Colorado bicycle law: The rules of the road
July 10, 2012
Colorado has detailed laws concerning the rights and responsibilities of bicyclists on public roadways. The primary statute, Colorado Revised Statute 42-4-1412, is easy for laypeople to understand and is recommended reading for bicyclists (and responsible drivers). Recognizing that local ordinances will sometimes supplement or supersede state law, here are the basic rules of the road in Colorado:
Basic rights and responsibilities: Bicyclists have the same basic rights and responsibilities applicable to motor vehicles when using roadways. They have to stop at stop signs (unless local law allows rolling stops). They should generally ride in the right-hand lane with the flow of traffic (or in the left-hand lane of a one-way street). They are required to ride far enough to the side as they judge safe to facilitate the movement of overtaking vehicles. They are allowed to use lanes other than the right-hand lane to make a left turn, overtake slower vehicles, or reasonably avoid hazards or road conditions. They can ride on the left side of a right turn lane even if they don’t intend to turn right. They are not required to wear helmets.
Overtaking a bicycle: Motorists must give bicyclists at least three feet when overtaking, measured from the furthest projection on the vehicle such as a side mirror. If you can’t give a bicycle three feet, then don’t pass.

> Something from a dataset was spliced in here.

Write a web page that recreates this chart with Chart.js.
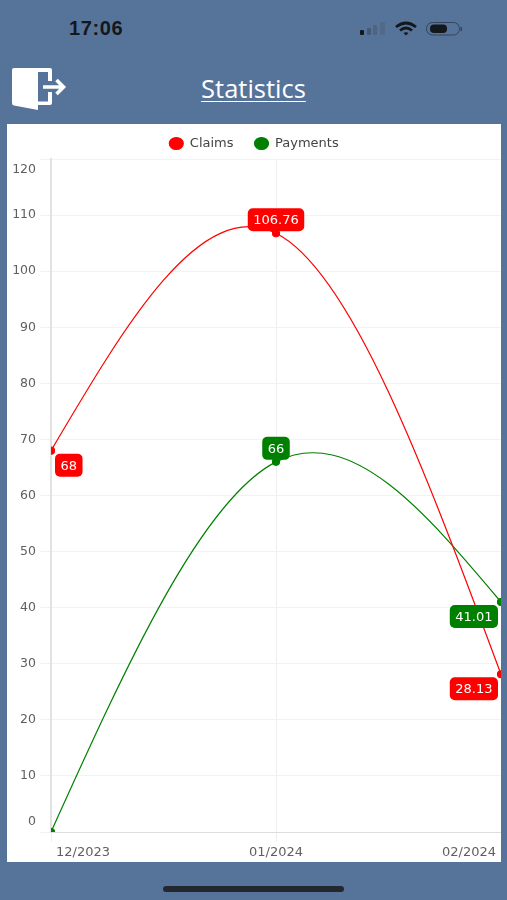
<!DOCTYPE html>
<html>
<head>
<meta charset="utf-8">
<title>Statistics</title>
<script src="https://cdn.jsdelivr.net/npm/chart.js@4"></script>
<style>
  html, body { margin: 0; padding: 0; }
  body { width: 507px; height: 900px; background: #56749a; position: relative; overflow: hidden; }
  .clock { position: absolute; left: 69px; top: 17px; font: bold 20px "Liberation Sans", sans-serif; letter-spacing: .6px; color: #14171c; }
  .status { position: absolute; left: 355px; top: 18px; }
  .door { position: absolute; left: 9px; top: 64px; }
  .title { position: absolute; left: 0; width: 507px; top: 71px; text-align: center; font: 25.5px "Open Sans", sans-serif; color: #fff; text-decoration: underline; text-decoration-thickness: 1px; text-underline-offset: 3px; }
  .card { position: absolute; left: 7px; top: 124px; width: 494px; height: 738px; background: #fff; overflow: hidden; }
  .card canvas { display: block; }
  .home { position: absolute; left: 163px; top: 886px; width: 181px; height: 6px; border-radius: 3px; background: #23282e; }
</style>
</head>
<body>
<div class="clock">17:06</div>
<svg class="status" width="112" height="22" viewBox="0 0 112 22">
  <rect x="5" y="12" width="4" height="5" rx="1" fill="#14171c"/>
  <rect x="12" y="10" width="4" height="7" rx="1" fill="#465a73"/>
  <rect x="18" y="7" width="4" height="10" rx="1" fill="#4d6582"/>
  <rect x="25" y="4" width="5" height="13" rx="1" fill="#52698a"/>
  <path d="M41 9 Q51 1 61 9 M45 12.5 Q51 7.5 57 12.5" fill="none" stroke="#14171c" stroke-width="2.8"/>
  <path d="M48.5 15 Q51 13.5 53.5 15 L51 17.5 Z" fill="#14171c"/>
  <rect x="71.5" y="4.5" width="33" height="12.5" rx="6" fill="none" stroke="#33445a" stroke-width="1"/>
  <rect x="75" y="6.5" width="17" height="8.5" rx="4" fill="#14171c"/>
  <rect x="105.5" y="9" width="1.5" height="4" fill="#33445a"/>
</svg>
<svg class="door" width="60" height="50" viewBox="0 0 60 50">
  <path d="M3 6 Q3 4 5 4 L41 4 Q43 4 43 6 L43 17 L39 17 L39 8 L29 8 L29 46 L5 41.5 Q3 41 3 39 Z" fill="#fff"/>
  <path d="M29 37.5 L39 37.5 L39 28 L43 28 L43 39 Q43 41 41 41 L29 41 Z" fill="#fff"/>
  <path d="M34 23 L53 23 M47.5 16 L54.5 23 L47.5 30" fill="none" stroke="#fff" stroke-width="3.6"/>
</svg>
<div class="title">Statistics</div>
<div class="card"><canvas id="myChart" width="494" height="738"></canvas></div>
<div class="home"></div>

<script>
const categories = ['12/2023', '01/2024', '02/2024'];
const claims = [68, 106.76, 28.13];
const payments = [0, 66, 41.01];
const yTicks = [0, 10, 20, 30, 40, 50, 60, 70, 80, 90, 100, 110, 120];

const fontFamily = '"DejaVu Sans", sans-serif';

// Catmull-Rom tangents with free ends, so a line bows in one arch through its points
const freeEndSpline = {
  id: 'freeEndSpline',
  beforeDatasetsDraw(chart) {
    chart.data.datasets.forEach((ds, i) => {
      const meta = chart.getDatasetMeta(i);
      const pts = meta.data;
      const last = pts.length - 1;
      const slope = (a, b) => (b.y - a.y) / (b.x - a.x);
      const m = pts.map((pt, j) => (j > 0 && j < last ? slope(pts[j - 1], pts[j + 1]) : 0));
      m[0] = (3 * slope(pts[0], pts[1]) - m[1]) / 2;
      m[last] = (3 * slope(pts[last - 1], pts[last]) - m[last - 1]) / 2;
      pts.forEach((pt, j) => {
        const back = j > 0 ? (pt.x - pts[j - 1].x) / 3 : 0;
        const ahead = j < last ? (pts[j + 1].x - pt.x) / 3 : 0;
        pt.cp1x = pt.x - back;
        pt.cp1y = pt.y - back * m[j];
        pt.cp2x = pt.x + ahead;
        pt.cp2y = pt.y + ahead * m[j];
      });
      meta.dataset._pointsUpdated = true;
    });
  }
};

// little rounded value tags next to each point
const valueTags = {
  id: 'valueTags',
  afterDatasetsDraw(chart) {
    const c = chart.ctx;
    chart.data.datasets.forEach((ds, i) => {
      chart.getDatasetMeta(i).data.forEach((pt, j) => {
        const v = ds.data[j];
        if (!v) return;
        const text = String(v);
        c.save();
        c.font = '13px ' + fontFamily;
        const w = c.measureText(text).width + 11;
        const h = 23;
        let x = pt.x - w / 2;
        let y = pt.y - h - 2;
        if (j === 0) { x = pt.x + 4; y = pt.y + 3; }
        if (j === categories.length - 1) { x = pt.x - w - 3; y = pt.y + 3; }
        c.fillStyle = ds.borderColor;
        c.beginPath();
        c.roundRect(x, y, w, h, 5);
        c.fill();
        c.fillStyle = '#fff';
        c.textAlign = 'center';
        c.textBaseline = 'middle';
        c.fillText(text, x + w / 2, y + h / 2 + 1);
        c.restore();
      });
    });
  }
};

// y axis has no 'inner' alignment of its own, so pull the end labels in by hand
const innerEndLabels = {
  id: 'innerEndLabels',
  beforeDraw(chart) {
    const yItems = chart.scales.y.getLabelItems();
    yItems[0].options.translation[1] = chart.scales.y.bottom - 10;
    yItems[yItems.length - 1].options.translation[1] = chart.scales.y.top + 11;
    const xItems = chart.scales.x.getLabelItems();
    xItems[0].options.translation[0] = chart.scales.x.left + 5;
    xItems[xItems.length - 1].options.translation[0] = chart.scales.x.right - 5;
  }
};

// keeps the wide gap between legend entries without pushing the plot down
const compactLegend = {
  id: 'compactLegend',
  beforeInit(chart) {
    const fit = chart.legend.fit;
    chart.legend.fit = function () {
      fit.call(this);
      this.height = 43;
    };
  }
};

new Chart(document.getElementById('myChart'), {
  type: 'line',
  data: {
    labels: categories,
    datasets: [
      { label: 'Claims', data: claims, borderColor: 'red', backgroundColor: 'red', borderWidth: 1.2, pointRadius: 3.5, tension: 0.4, clip: 0 },
      { label: 'Payments', data: payments, borderColor: 'green', backgroundColor: 'green', borderWidth: 1.2, pointRadius: 3.5, tension: 0.4, clip: 0 }
    ]
  },
  options: {
    responsive: false,
    animation: false,
    layout: { autoPadding: false, padding: { top: -8, bottom: 0, left: 0, right: 0 } },
    plugins: {
      tooltip: { enabled: false },
      legend: {
        labels: {
          usePointStyle: true,
          pointStyle: 'circle',
          pointStyleWidth: 14,
          boxHeight: 8.5,
          padding: 21,
          color: '#444',
          font: { family: fontFamily, size: 13 }
        }
      }
    },
    scales: {
      x: {
        grid: { color: '#eeeeee', tickLength: 10 },
        border: { color: '#dddddd' },
        ticks: { align: 'inner', maxRotation: 0, color: '#5f5f5f', padding: 3, font: { family: fontFamily, size: 13 } },
        afterFit(scale) {
          scale.height = 30;
          scale.paddingLeft = 0;
          scale.paddingRight = 0;
        }
      },
      y: {
        min: 0,
        max: 120,
        afterBuildTicks(scale) { scale.ticks = yTicks.map(value => ({ value })); },
        grid: { color: '#f2f2f2', tickLength: 11 },
        border: { color: '#e2e2e2', width: 2 },
        ticks: { color: '#5f5f5f', padding: 4, font: { family: fontFamily, size: 12.5 } },
        afterFit(scale) { scale.width = 44; }
      }
    }
  },
  plugins: [compactLegend, innerEndLabels, freeEndSpline, valueTags]
});
</script>
</body>
</html>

Riding when it’s dark: When bicyclists ride between sunset and sunrise, or at any time when they are not discernible at a distance of 1,000 feet due to insufficient light, they are required to have, at a minimum: (1) a light on the front emitting a white light visible from a distance of at least 500 feet; (2) a red reflector visible from 600 feet; and (3) reflective material of sufficient size and reflectivity to be seen from 600 feet in front of the low beams of a motor vehicle.
Riding abreast: Bicyclists can ride two abreast if it does not unreasonably impede the normal and reasonable movement of traffic. Because riding two abreast will disrupt most roads, bicyclists should usually ride single file. The exception is paths or parts of roadways set aside for the exclusive use of bicyclists where bicyclists are technically allowed to ride as many abreast as they want.

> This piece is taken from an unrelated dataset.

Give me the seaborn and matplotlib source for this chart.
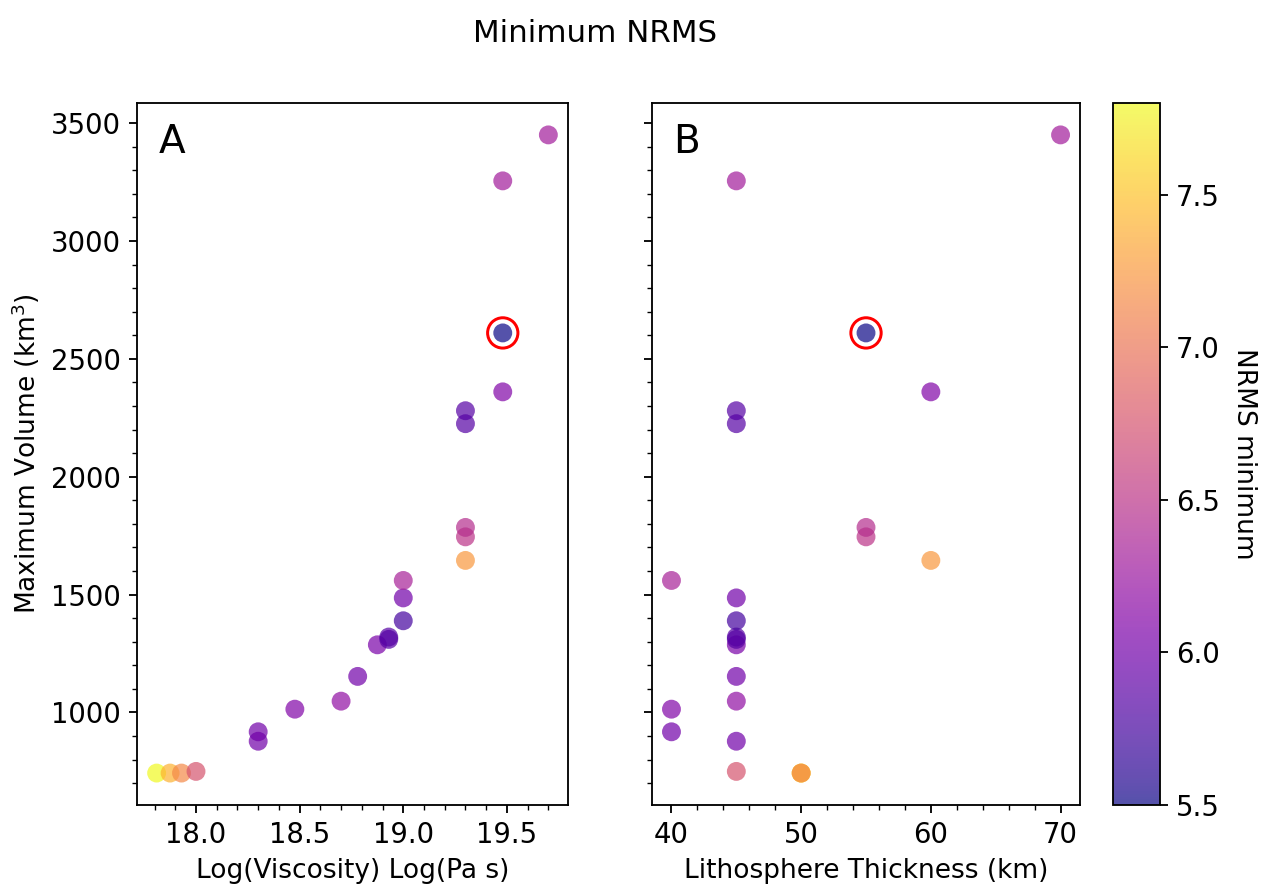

Signaling: Bicyclists are required to signal before they turn or stop. A turn signal must be given continuously during the last 100 feet before turning except that a signal need not be given continuously if the hand is needed to control or operate the bicycle. The signals may be made with the left arm as follows: horizontal = left turn; extended up = right turn; extended down = stop. Alternatively, the left and right arms may be extended horizontally to each side for left and right turns.
Riding on sidewalks and crosswalks: Bicyclists riding on a sidewalk, pathway or crosswalk must yield to pedestrians and are required to give an audible signal before overtaking and passing a pedestrian. A person walking a bicycle is a pedestrian. Bicyclists, like all vehicles, must yield to pedestrians in crosswalks who are within the half of the road on which the bicycle is traveling.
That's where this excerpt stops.